Étienne Terrus | ||||
---|---|---|---|---|
Étienne Terrus
| ||||
Persoonsgegevens | ||||
Volledige naam | Étienne Terrus | |||
Geboren | 21 september 1857 | |||
Overleden | 22 juni 1922 | |||
Geboorteland | Frankrijk | |||
Beroep(en) | Kunstschilder | |||
Oriënterende gegevens | ||||
Stijl(en) | Fauvisme | |||
|
Étienne Terrus (Elne, Pyrénées-Orientales, 21 september 1857 – aldaar, 22 juni 1922) was een Franse kunstschilder van Catalaanse afkomst.
Op 17-jarige leeftijd trok Terrus in de winter van 1874/75 naar Parijs en werd leerling aan de École des Beaux-Arts; hij kreeg daar onderwijs van onder andere Alexandre Cabanel.

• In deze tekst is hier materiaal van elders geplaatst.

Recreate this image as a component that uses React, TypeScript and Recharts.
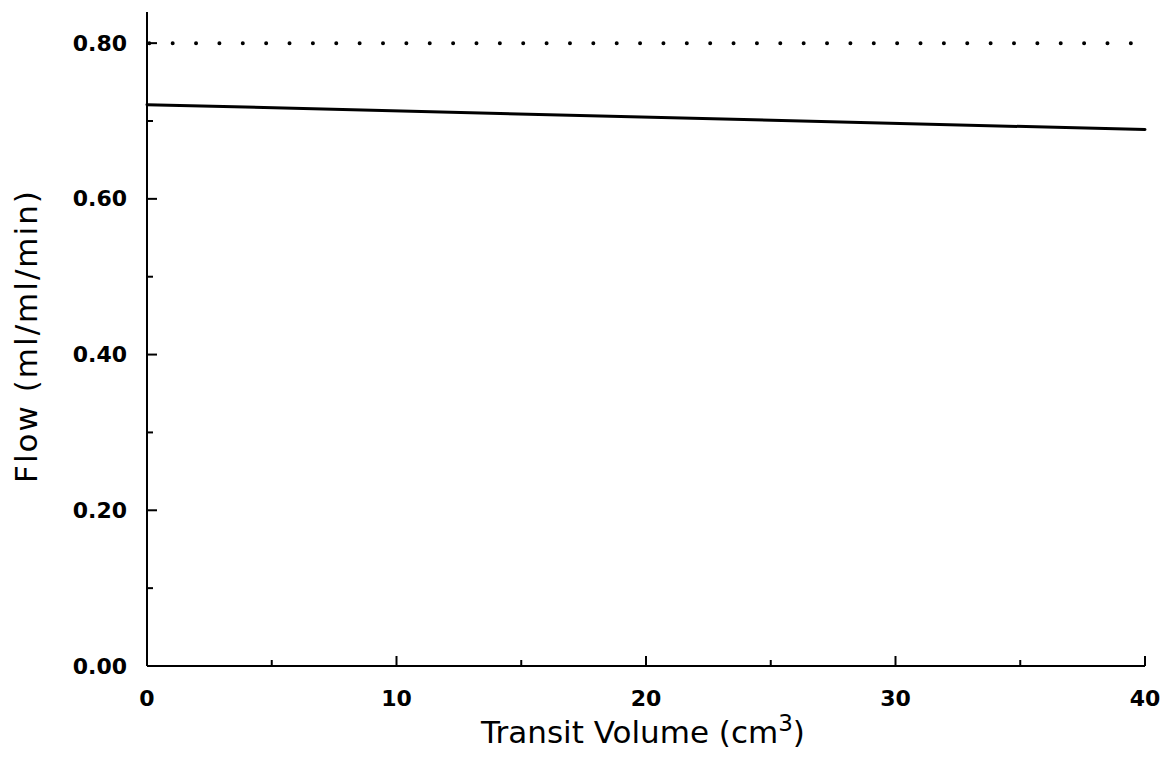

Omdat hij het leven in de grote stad niet aankon, keerde hij na korte tijd terug naar zijn geboorteplaats en verliet deze tijdens zijn verdere leven nauwelijks meer. Rondtrekkend met zijn schildersezel produceerde hij daar de meeste van zijn werken.
Hij wordt beschouwd als een van de voorlopers van het fauvisme.
Terrus ontmoette André Derain, Aristide Maillol, Henri Matisse, George-Daniel de Monfreid en anderen van de kunstenaarsgroep Les Nabis.
Hij raakte in de vergetelheid, totdat zijn werken in 1998 tijdens de tentoonstelling "Le Roussillon à l'origine de l'Art Moderne" in Perpignan opnieuw in de belangstelling kwamen.
Het Terrus-museum in Elne, in het zuiden van Frankrijk, dat in 1994 werd geopend[1], is gewijd aan een collectie van 140 van zijn werken, eigendom van de gemeente Elne. In 2018 werd ontdekt dat 82 van de werken vervalsingen zijn.[2]